中文摘要: 为控制COVID-19疫情,中国尤其是武汉地区正对于特定人群开展基于症状特征的广泛筛查和检测(MSTI)。通常这种主动的病例筛查措施能够及时且较完整的发现潜在的感染病例从而起到对控制疫情的正面效果。由于COVID-19有一定可能性在全球多个国家爆发或者传播,可以预见的是这种病例筛查措施有可能也会被其他国家采纳为防控措施之一。然而在实施MSTI过程中,交叉暴露与院内感染的风险会使新病例的产生成为可能,从而使得MSTI对于疫情控制的实际效果将不独立于外部条件。在本研究中我们通过不同的情景假设对于MSTI的防控效果进行了评价。

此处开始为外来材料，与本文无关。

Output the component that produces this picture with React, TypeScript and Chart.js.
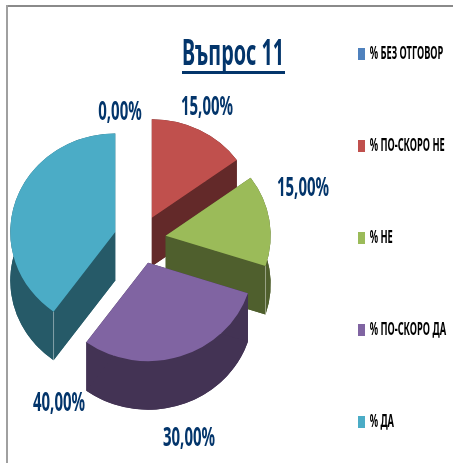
import React, { useEffect, useRef } from "react";
import { Chart, registerables } from "chart.js";

Chart.register(...registerables);

const categories = ["% БЕЗ ОТГОВОР", "% ПО-СКОРО НЕ", "% НЕ", "% ПО-СКОРО ДА", "% ДА"];
const values = [0, 15, 15, 30, 40];
const topColors = ["#4f81bd", "#c0504d", "#9bbb59", "#8064a2", "#4bacc6"];
const sideColors = ["#2a4564", "#632929", "#4f5f2d", "#433354", "#265a68"];
const drawOrder = [0, 1, 2, 4, 3];
const labelAnchors = [[120, 112], [207, 107], [303, 188], [189, 438], [59, 403]];

const NAVY = "#03356b";
const FONT = '"Noto Sans", sans-serif';
const CENTER = { x: 140, y: 239.5 };
const SQUASH = 0.938;
const RADIUS = 105;
const EXPLODE = 26;
const DEPTH = 48.5;
const LABEL_WIDTH = 52;

const pie3d = {
  id: "pie3d",
  beforeDatasetDraw(chart: any, args: any) {
    const { ctx } = chart;
    const arcs = args.meta.data;
    ctx.save();
    ctx.translate(CENTER.x, CENTER.y);
    ctx.scale(1, SQUASH);
    const d = DEPTH / SQUASH;
    for (const i of drawOrder) {
      const arc = arcs[i];
      const a0 = arc.startAngle;
      const a1 = arc.endAngle;
      if (a1 - a0 <= 0) continue;
      const mid = (a0 + a1) / 2;
      const px = Math.cos(mid) * EXPLODE;
      const py = Math.sin(mid) * EXPLODE;
      const r = arc.outerRadius;
      ctx.fillStyle = sideColors[i];
      ctx.beginPath();
      ctx.moveTo(px, py + d);
      ctx.arc(px, py + d, r, a0, a1);
      ctx.closePath();
      ctx.fill();
      ctx.beginPath();
      ctx.arc(px, py, r, a0, a1);
      ctx.arc(px, py + d, r, a1, a0, true);
      ctx.closePath();
      ctx.fill();
      for (const a of [a0, a1]) {
        const ex = px + Math.cos(a) * r;
        const ey = py + Math.sin(a) * r;
        ctx.beginPath();
        ctx.moveTo(px, py);
        ctx.lineTo(ex, ey);
        ctx.lineTo(ex, ey + d);
        ctx.lineTo(px, py + d);
        ctx.closePath();
        ctx.fill();
      }
      // pale highlight on the vertical corner where a cut face meets the outer wall
      const corner = i === 2 ? a1 : i === 4 ? a0 : null;
      if (corner !== null) {
        const cx = px + Math.cos(corner) * r;
        const cy = py + Math.sin(corner) * r;
        ctx.strokeStyle = "rgba(255,255,255,0.45)";
        ctx.lineWidth = 1;
        ctx.beginPath();
        ctx.moveTo(cx, cy);
        ctx.lineTo(cx, cy + d);
        ctx.stroke();
      }
      ctx.save();
      ctx.translate(px - arc.x, py - arc.y);
      arc.draw(ctx);
      ctx.restore();
    }
    ctx.restore();
    return false;
  },
  afterDatasetsDraw(chart: any) {
    const { ctx } = chart;
    ctx.save();
    ctx.font = `bold 27px ${FONT}`;
    ctx.fillStyle = NAVY;
    ctx.textAlign = "center";
    ctx.textBaseline = "middle";
    const sx = LABEL_WIDTH / ctx.measureText("15,00%").width;
    values.forEach((v, i) => {
      const text = v.toFixed(2).replace(".", ",") + "%";
      ctx.save();
      ctx.translate(labelAnchors[i][0], labelAnchors[i][1]);
      ctx.scale(sx, 1);
      ctx.fillText(text, 0, 0);
      ctx.restore();
    });
    ctx.restore();
  },
  beforeDraw(chart: any) {
    const { ctx, width, height } = chart;
    ctx.save();
    ctx.fillStyle = "#ffffff";
    ctx.fillRect(0, 0, width, height);
    ctx.fillStyle = "#8a8a8a";
    ctx.fillRect(6, 5, width - 6, 2);
    ctx.fillStyle = "#a0a0a0";
    ctx.fillRect(6, 5, 2, height - 5);
    ctx.restore();
  },
  afterLayout(chart: any) {
    const { ctx } = chart;
    const title = chart.titleBlock;
    if (title && !title.__wrapped) {
      title.__wrapped = true;
      const draw = title.draw.bind(title);
      title.draw = () => {
        ctx.save();
        ctx.font = `bold 36px ${FONT}`;
        const sx = 102 / ctx.measureText("Въпрос 11").width;
        ctx.translate(182, 33);
        ctx.scale(sx, 1);
        ctx.translate(-title.left, -title.top);
        draw();
        ctx.restore();
        ctx.save();
        ctx.fillStyle = NAVY;
        ctx.fillRect(182, 71, 103, 3);
        ctx.restore();
      };
    }
    const legend = chart.legend;
    if (legend && !legend.__wrapped) {
      legend.__wrapped = true;
      const draw = legend.draw.bind(legend);
      const pad = legend.options.labels.padding;
      legend.draw = () => {
        ctx.save();
        ctx.translate(358, 45);
        ctx.scale(1.03, 2);
        ctx.translate(-(legend.left + pad), -(legend.top + pad));
        draw();
        ctx.restore();
      };
    }
  },
};

export default function App() {
  const ref = useRef<HTMLCanvasElement>(null);
  useEffect(() => {
    document.body.style.margin = "0";
    const chart = new Chart(ref.current as HTMLCanvasElement, {
      type: "pie",
      data: {
        labels: categories,
        datasets: [{ data: values, backgroundColor: topColors, borderWidth: 0 }],
      },
      options: {
        animation: false,
        responsive: false,
        radius: RADIUS,
        plugins: {
          title: {
            display: true,
            text: "Въпрос 11",
            align: "start",
            color: NAVY,
            padding: 0,
            font: { family: FONT, size: 36, weight: "bold" },
          },
          legend: {
            display: true,
            position: "right",
            align: "start",
            labels: {
              color: "#000000",
              boxWidth: 6.8,
              boxHeight: 6,
              padding: 37,
              font: { family: FONT, size: 9, weight: "bold" },
            },
          },
          tooltip: { enabled: false },
        },
      } as any,
      plugins: [pie3d],
    });
    return () => chart.destroy();
  }, []);
  return <canvas ref={ref} width={453} height={463} style={{ display: "block" }} />;
}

在COVID-19的疫情初期,MSTI的筛查与检测通常在非医疗机构由非医疗人员通过测量额温和其他症状(例如:咳嗽,乏力等)发现疑似病例,然后送至指定医疗机构(例如:发热门诊)进行相关医学检测。我们考虑到这样的干预措施由于缺乏一定的特异性,在爆发的初期,疑似病例中会有相当比例的非COVID-19病原感染者(例如:细菌性肺炎,其他类型流感等)。因此在某些条件下,MSTI可能会事与愿违的在当地产生更多新的病例,对其他病患造成更高的死亡风险。通过概率模型的推演,我们发现当医疗机构检测地点中病原感染者的比例(P)低于交叉感染的可能性(F)时,执行MSTI产生的新病例与死亡风险高于未执行MSTI时的风险(图1)。我们将这个模型运用于现有的一些关于COVID-19,麻疹与埃博拉疫情的数据后发现,MSTI通常对于埃博拉具有较好的控制效果,对于麻疹和COVID-19的控制效果存在不确定性。在某些条件下,MSTI可能会对疫情的控制起到负面的效果。

当COVID-19感染比例较低(P),且交叉感染的可能性(F)较高时,MSTI可能会对疫情的控制起到负面效果。